RUSH: Yesterday at the White House, Washington, Pharaoh Obama spoke with eighth graders from Longmont, Colorado's Altona Middle School, and a little girl said, "What was the hardest challenge you had to overcome to become president, or being president?"
OBAMA: Being President? The hardest thing is that this is such a big country, with so many different kinds of people, and everybody has different ideas. And so even if you have a pretty clear sense of what you want to do on the budget, or on health care, or on foreign policy, there are gonna be, you know, half the country may disagree with you. It would be easier if I could just say, "Well here's what I think is the best thing to do" and I could just do it. But I've got this thing called Congress, and they're elected to make sure that your opinions when you vote for members of Congress that their opinions are expressed. You've got the Judiciary that says, "Well we've got this Constitution and this is how we should do things."

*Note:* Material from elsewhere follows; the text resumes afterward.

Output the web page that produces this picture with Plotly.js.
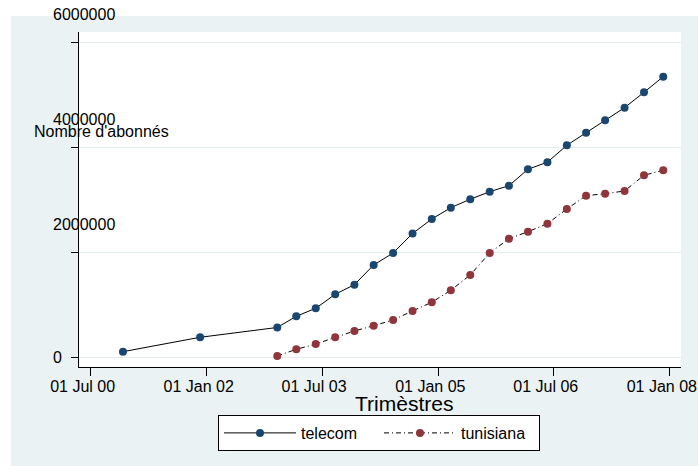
<!DOCTYPE html>
<html>
<head>
<meta charset="utf-8">
<script src="https://cdn.plot.ly/plotly-3.0.1.min.js"></script>
<style>html,body{margin:0;padding:0;background:#fff;}#chart{width:698px;height:466px;}</style>
</head>
<body>
<div id="chart"></div>
<script>
// ---- data ----
const telecomDates = ['2000-12-01','2001-12-01','2002-12-01','2003-03-01','2003-06-01','2003-09-01','2003-12-01',
  '2004-03-01','2004-06-01','2004-09-01','2004-12-01','2005-03-01','2005-06-01','2005-09-01','2005-12-01',
  '2006-03-01','2006-06-01','2006-09-01','2006-12-01','2007-03-01','2007-06-01','2007-09-01','2007-12-01'];
const telecomValues = [105000, 379000, 566000, 779000, 931000, 1198000, 1381000,
  1756000, 1985000, 2356000, 2632000, 2848000, 3008000, 3152000, 3267000,
  3579000, 3714000, 4036000, 4276000, 4512000, 4752000, 5046000, 5343000];
const tunisianaDates = ['2002-12-01','2003-03-01','2003-06-01','2003-09-01','2003-12-01',
  '2004-03-01','2004-06-01','2004-09-01','2004-12-01','2005-03-01','2005-06-01','2005-09-01','2005-12-01',
  '2006-03-01','2006-06-01','2006-09-01','2006-12-01','2007-03-01','2007-06-01','2007-09-01','2007-12-01'];
const tunisianaValues = [23000, 150000, 251000, 379000, 499000,
  600000, 709000, 880000, 1046000, 1274000, 1566000, 1985000, 2257000,
  2390000, 2543000, 2823000, 3076000, 3114000, 3166000, 3465000, 3560000];
const xTickVals = ['2000-07-01','2002-01-01','2003-07-01','2005-01-01','2006-07-01','2008-01-01'];
const xTickText = ['01 Jul 00','01 Jan 02','01 Jul 03','01 Jan 05','01 Jul 06','01 Jan 08'];
const yTickVals = [0, 2000000, 4000000, 6000000];
const yTickText = ['0', '2000000', '4000000', '6000000'];
const seriesNames = ['telecom', 'tunisiana'];

const FONT = 'Liberation Sans, Arial, sans-serif';
const W = 698, H = 466, L = 79, R = 17, T = 32, B = 99;
const pw = W - L - R, ph = H - T - B;
const px = v => (v - L) / pw;         // pixel x -> paper x
const py = v => (H - B - v) / ph;     // pixel y -> paper y

const traces = [
  {x: telecomDates, y: telecomValues, name: seriesNames[0], type: 'scatter', mode: 'lines+markers',
   line: {color: '#000000', width: 1}, marker: {color: '#1a476f', size: 8}},
  {x: tunisianaDates, y: tunisianaValues, name: seriesNames[1], type: 'scatter', mode: 'lines+markers',
   line: {color: '#000000', width: 1, dash: '5px,3px,1px,3px'}, marker: {color: '#90353b', size: 8}}
];

const annotations = yTickVals.map((v, i) => ({
  xref: 'paper', yref: 'y', x: px(51), y: v, xanchor: 'left', yanchor: 'middle',
  yshift: v === 0 ? 0 : 28, text: yTickText[i], showarrow: false,
  font: {family: FONT, size: 16, color: '#000'}
}));
annotations.push({xref: 'paper', yref: 'paper', x: px(32), y: py(131), xanchor: 'left', yanchor: 'middle',
  text: "Nombre d'abonnés", showarrow: false, font: {family: FONT, size: 16, color: '#000'}});
annotations.push({xref: 'paper', yref: 'paper', x: px(403.5), y: py(403), xanchor: 'center', yanchor: 'middle',
  text: 'Trimèstres', showarrow: false, font: {family: FONT, size: 21, color: '#000'}});

const layout = {
  width: W, height: H,
  margin: {l: L, r: R, t: T, b: B, pad: 0},
  paper_bgcolor: '#ffffff', plot_bgcolor: '#ffffff',
  font: {family: FONT, size: 16, color: '#000'},
  showlegend: true,
  legend: {orientation: 'h', x: px(379), xanchor: 'center', y: py(415), yanchor: 'top',
    bordercolor: '#000', borderwidth: 1, bgcolor: '#fff', font: {family: FONT, size: 16, color: '#000'},
    itemwidth: 72, entrywidth: 73},
  xaxis: {type: 'date', range: ['2000-05-07', '2008-02-23'], tickmode: 'array', tickvals: xTickVals, ticktext: xTickText,
    ticks: 'outside', ticklen: 8, tickcolor: '#000', tickwidth: 1, showline: true, linecolor: '#000', linewidth: 1,
    showgrid: false, zeroline: false, ticklabelshift: -8, ticklabelstandoff: -3,
    tickfont: {family: FONT, size: 16, color: '#000'}},
  yaxis: {range: [-187000, 6194000], tickmode: 'array', tickvals: yTickVals, ticks: 'outside', ticklen: 7,
    tickcolor: '#000', tickwidth: 1, showline: true, linecolor: '#000', linewidth: 1, showticklabels: false,
    showgrid: true, gridcolor: '#e4eef0', gridwidth: 1, zeroline: false},
  shapes: [
    {type: 'rect', xref: 'paper', yref: 'paper', x0: px(11), x1: px(698), y0: py(466), y1: py(16),
     fillcolor: '#eaf2f3', line: {width: 0}, layer: 'below'},
    {type: 'rect', xref: 'paper', yref: 'paper', x0: 0, x1: 1, y0: 0, y1: 1,
     fillcolor: '#ffffff', line: {width: 0}, layer: 'below'}
  ],
  annotations: annotations
};

Plotly.newPlot('chart', traces, layout, {displayModeBar: false, staticPlot: true});
</script>
</body>
</html>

RUSH: First, will Obama ever speak to a grownup audience again? It seems like every audience is either a bunch of salivating Democrats with their tongues on the floor or a bunch of kids. And here, what did he essentially say? He's complaining he's not a dictator. It would be so much easier if he was a dictator. He thought he was gonna be able to do the job of dictator, he can't do that. Did you see where Obama laments the loss of his anonymity? Wishes he could just sit in the park and watch people walk by. He hates getting up having to shave, having to look presentable. Veg, he can't do that. He would love to go to Central Park and just sit there and tax people as they walk by. But he can't. (laughing) Yeah, collect taxes from them as they walk by. Well, he can't. It's amazing the complaints. Look, he sought the job. It's not as though this was an unknown aspect of the job that you lose your anonymity.